Carsen corralled 60 people to speak on camera in Lagerfeld’s photo studio tucked behind his 7L bookstore and stacked with his extensive collection of art and literary tomes. This who’s who of Lagerfeld’s life spanning fashion, business and the arts is headlined by Alain Wertheimer — who is as famous for being one of the main owners of Chanel, along with his brother Gerard, as he is for never, ever, ever giving interviews.

“I didn’t get the first interview. Karl got the first interview,” Carsen demurred, alluding to the designer joining Chanel back in 1983. As for Wertheimer opening up on camera, he told Carsen: “I’m doing this for Karl, for this occasion, for Paris.”

Other speakers in the film include a host of famous designers, such as Nicolas Ghesquière, Maria Grazia Chiuri, Haider Ackermann, Clare Waight Keller, Jonathan Anderson, Simon Porte Jacquemus and Kris Van Assche. There are also models Gigi Hadid, Claudia Schiffer, Carla Bruni and Natalia Vodianova; actresses Carole Bouquet, Vanessa Paradis and Anna Mouglalis; business figures Bernard Arnault of LVMH Moët Hennessy Louis Vuitton and Bruno Pavlovsky of Chanel, and a melange of cultural figures including Princess Caroline of Hanover, artist Jeff Koons, filmmaker Baz Luhrmann and industrial designer Marc Newson.

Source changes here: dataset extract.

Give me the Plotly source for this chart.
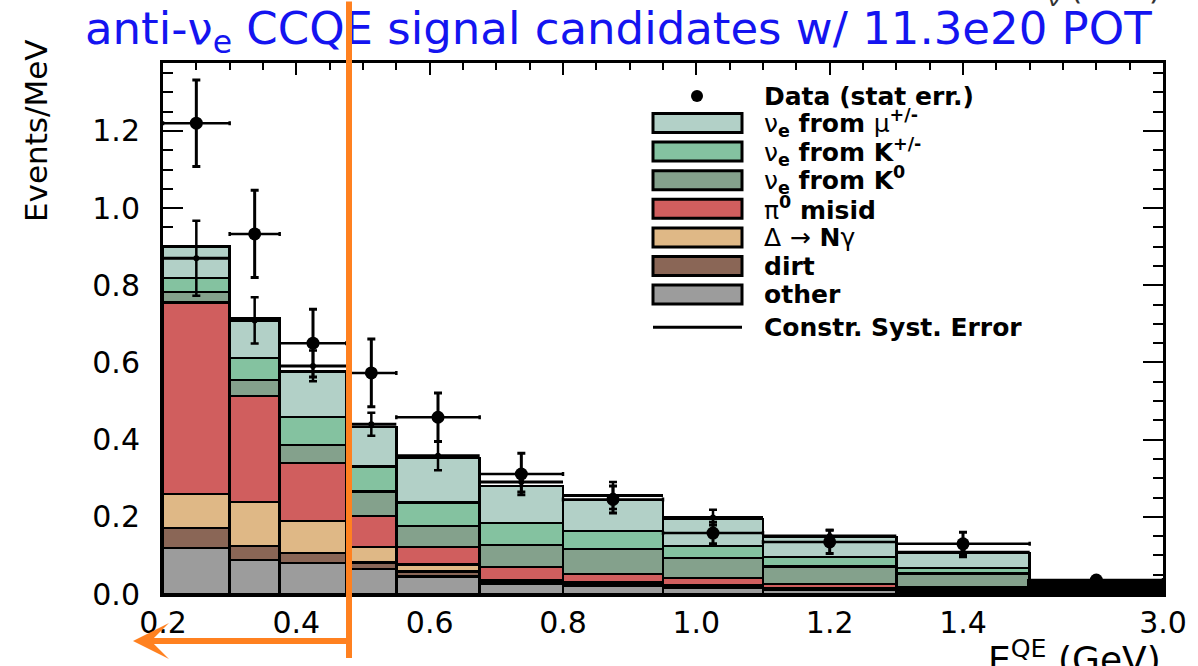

Video: Remembering Karl Lagerfeld’s Prolific Fashion Career

And yes, Carsen said he interviewed Choupette, Lagerfeld’s beloved feline — but was mum on her purrings.

“It was impossible to have live people speaking. Then we would be in the realm of what Karl didn’t want, homilies and that sort of thing,” he said.

Nor did Carsen want any master of ceremonies. Instead, he snatched clips from filmed interviews, allowing Lagerfeld himself to narrate the proceedings, just as the audience — some 2,000 invited guests — will be surrounded by images of the German-born designer throughout his life.

“This whole thing is all woven and sewn together with Karl in mind, aiming to get the sense of proportion and detail he was so good at,” the director said.

The soft-spoken Canadian immersed himself in mountains of books, plus film footage and interviews galore, eager that the celebration reflect the entire scope of Lagerfeld’s passions, headlined by literature and poetry. According to Carsen, Virginia Woolf’s Orlando is Lagerfeld’s favorite character in fiction, and his first idea for a reader was Tilda Swinton, who portrayed the gender fluid poet in Sally Potter’s cult 1992 film.

The director discovered that Lagerfeld had photographed Swinton in the film costumes that year, which will feature in his production, while the Scottish actress will read a Woolf excerpt about the meaning of clothes. Swinton accepted without hesitation, he noted.

He also learned of Lagerfeld’s love of Latin music, and so he conscripted German Cornejo’s dance company to fly in from Buenos Aires. Eighteen tango dancers are to perform backed by seven musicians.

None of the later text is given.